Dans ce cas intéressant, le “modèle américain” — d’habitude proclamé comme exemplaire par les institutions européennes — est à l’inverse de ce qu’il nous est dit d’une façon générale et pédagogique, notamment par les institutions européennes, président de la Commission en tête. Il s’agit d’une poussée décentralisatrice (celle des Etats de l’Union), opposée à l’autorité fédérale qui prétend imposer une politique générale que nombre d’autorités locales jugent dommageable. Le point ici est moins le contenu de la politique que l’affrontement des pouvoirs et, au-delà, la question révolutionnaire suivante : à quel niveau trouve-t-on la véritable souveraineté lorsque des entités démocratiques composant un ensemble fédéral s’opposent, le plus souvent à partir d’une incitation populaire dans ce sens, à une politique centralisée jugée dommageable par ces entités?

Autre paradoxe charmant : les USA sont en train de nous asséner la preuve que la lutte contre le réchauffement climatique peut effectivement se faire à partir des pouvoirs parcellaires, des pouvoirs souverains ranimés pour l’occasion et constituant de facto un ensemble confédéral plutôt qu’à partir d’un pouvoir fédéral centralisateur. La seule chose que demandent les Etats de l’Union dans le cas envisagé, c’est que le pouvoir central ne leur interdise pas les politiques qu’ils entendent mettre en œuvre. («If the states lose the action, tough new measures brought in by California to force car manufacturers to produce cleaner vehicles would instantly be imperilled, as the state's legal right to set its own emissions targets would be undermined.»)

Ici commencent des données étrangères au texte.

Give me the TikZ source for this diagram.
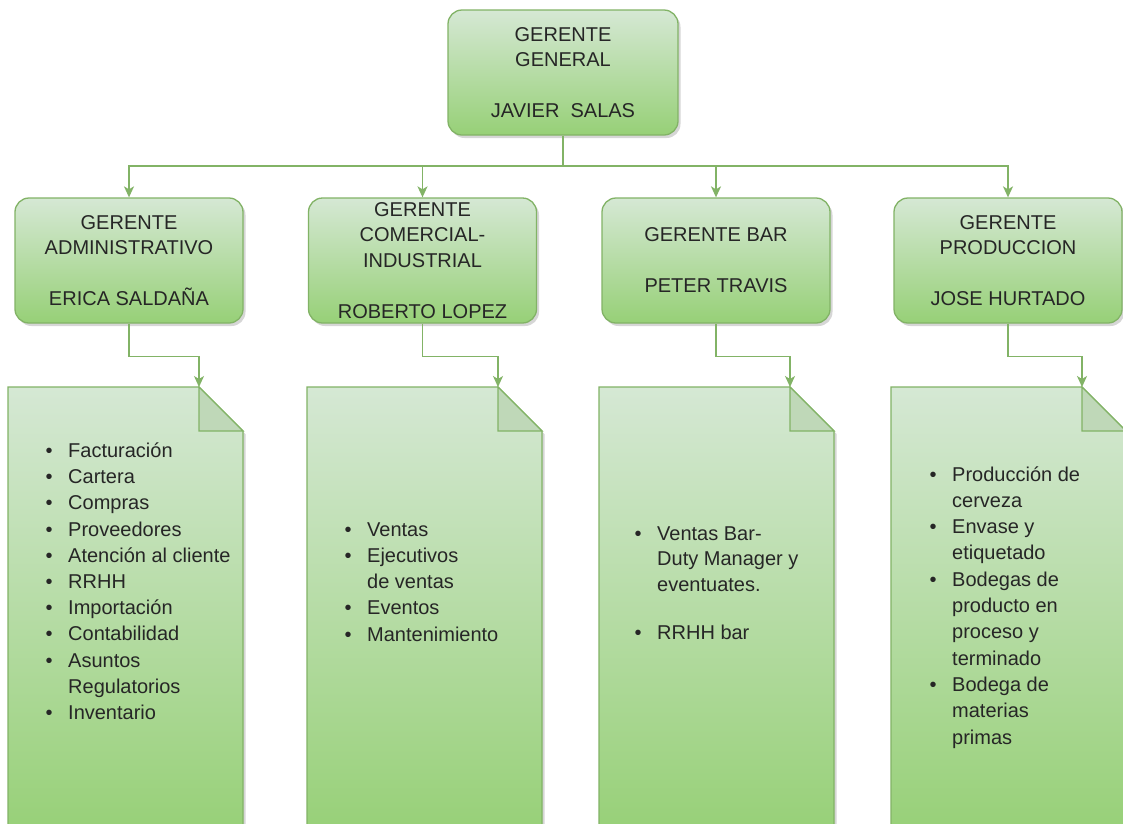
\documentclass[tikz,border=0pt]{standalone}
\usepackage{fontspec}
\setmainfont{Liberation Sans}
\usetikzlibrary{arrows.meta,shadows}

\definecolor{gtop}{HTML}{D5E8D4}
\definecolor{gbot}{HTML}{97D077}
\definecolor{gline}{HTML}{82B366}
\definecolor{gfold}{HTML}{BFD8B8}
\definecolor{ink}{HTML}{262626}

% bullet hanging to the left of an item's text
\newcommand\bul{\llap{\textbullet\hspace{15.5pt}}}

\tikzset{
  softshadow/.style={drop shadow={shadow xshift=2.5pt,shadow yshift=-3pt,opacity=.16,fill=black}},
  mgr/.style={draw=gline, line width=1.3pt, rounded corners=14pt,
    top color=gtop, bottom color=gbot, minimum width=228pt, minimum height=125pt,
    inner sep=0pt, align=center, text=ink, font=\fontsize{20}{25.5}\selectfont, softshadow},
  link/.style={draw=gline, line width=1.5pt},
  arrowlink/.style={link, -{Stealth[length=11pt,width=10pt,inset=3pt]}},
  notebody/.style={draw=gline, line width=1.3pt, top color=gtop, bottom color=gbot, softshadow},
  notefold/.style={draw=gline, line width=1.3pt, fill=gfold, line join=miter},
  item/.style={anchor=base west, inner sep=0pt, text=ink, font=\fontsize{20}{24}\selectfont},
}

% a note sheet with a folded top-right corner; #1 = left edge, #2 = name of the arrow target
\newcommand\notesheet[2]{%
  \path[notebody] (#1,-387) -- ({#1+191},-387) -- ({#1+235},-431) -- ({#1+235},-834) -- (#1,-834) -- cycle;
  \path[notefold] ({#1+191},-387) -- ({#1+191},-431) -- ({#1+235},-431) -- cycle;
  \coordinate (#2) at ({#1+191},-387);}

\begin{document}
\begin{tikzpicture}[x=1pt,y=1pt]
  \useasboundingbox[fill=white] (0,0) rectangle (1123,-823);

  % task sheets
  \notesheet{8}{t1}
  \notesheet{307}{t2}
  \notesheet{599}{t3}
  \notesheet{891}{t4}

  % managers
  \node[mgr, minimum width=230pt] (gg) at (563,-72.5) {GERENTE\\GENERAL\\[25.5pt]JAVIER\ \ SALAS};
  \node[mgr] (m1) at (129,-260.5) {GERENTE\\ADMINISTRATIVO\\[25.5pt]ERICA SALDAÑA};
  \node[mgr] (m2) at (422.5,-260.5) {GERENTE\\COMERCIAL-\\INDUSTRIAL\\[25.5pt]ROBERTO LOPEZ};
  \node[mgr] (m3) at (716,-260.5) {GERENTE BAR\\[25.5pt]PETER TRAVIS};
  \node[mgr] (m4) at (1008,-260.5) {GERENTE\\PRODUCCION\\[25.5pt]JOSE HURTADO};

  % general manager to area managers
  \coordinate (bus) at (563,-166);
  \draw[link] (gg.south) -- (bus);
  \foreach \m in {m1,m2,m3,m4}
    \draw[arrowlink] (bus) -| (\m.north);

  % area managers to their task sheets
  \foreach \m/\t in {m1/t1,m2/t2,m3/t3,m4/t4}
    \draw[arrowlink] (\m.south) -- ++(0,-33) -| (\t);

  % administrative tasks
  \foreach \txt [count=\i from 0] in {{\bul Facturación},{\bul Cartera},{\bul Compras},
      {\bul Proveedores},{\bul Atención al cliente},{\bul RRHH},{\bul Importación},
      {\bul Contabilidad},{\bul Asuntos},{Regulatorios},{\bul Inventario}}
    \node[item] (a\i) at (68,{-457.5-26.2*\i}) {\txt};

  % commercial tasks
  \foreach \txt [count=\i from 0] in {{\bul Ventas},{\bul Ejecutivos},{de ventas},
      {\bul Eventos},{\bul Mantenimiento}}
    \node[item] (c\i) at (367,{-536-26.25*\i}) {\txt};

  % bar tasks
  \node[item] (b0) at (657,-540) {\bul Ventas Bar-};
  \node[item] (b1) at (657,-565.5) {Duty Manager y};
  \node[item] (b2) at (657,-591) {eventuates.};
  \node[item] (b3) at (657,-639) {\bul RRHH bar};

  % production tasks
  \foreach \txt [count=\i from 0] in {{\bul Producción de},{cerveza},{\bul Envase y},
      {etiquetado},{\bul Bodegas de},{producto en},{proceso y},{terminado},
      {\bul Bodega de},{materias},{primas}}
    \node[item] (p\i) at (952,{-481-26.3*\i}) {\txt};
\end{tikzpicture}
\end{document}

Le paradoxe édifiant pour l’Europe si friande du “modèle américain”, c’est que, sur cette question du global warming, les Etats de l’Union sont en train de se battre pour tenter de regagner une partie de leur souveraineté perdue (notamment à l’occasion de la Guerre de Sécession). Il s’agit d’un affrontement de pouvoirs sur la question de la souveraineté. Il s’agit de la même lutte en cours aujourd’hui en Europe, entre un cadre confédéral laissant leur souveraineté aux nations et un cadre fédéral tentant d’imposer l’autorité du centre.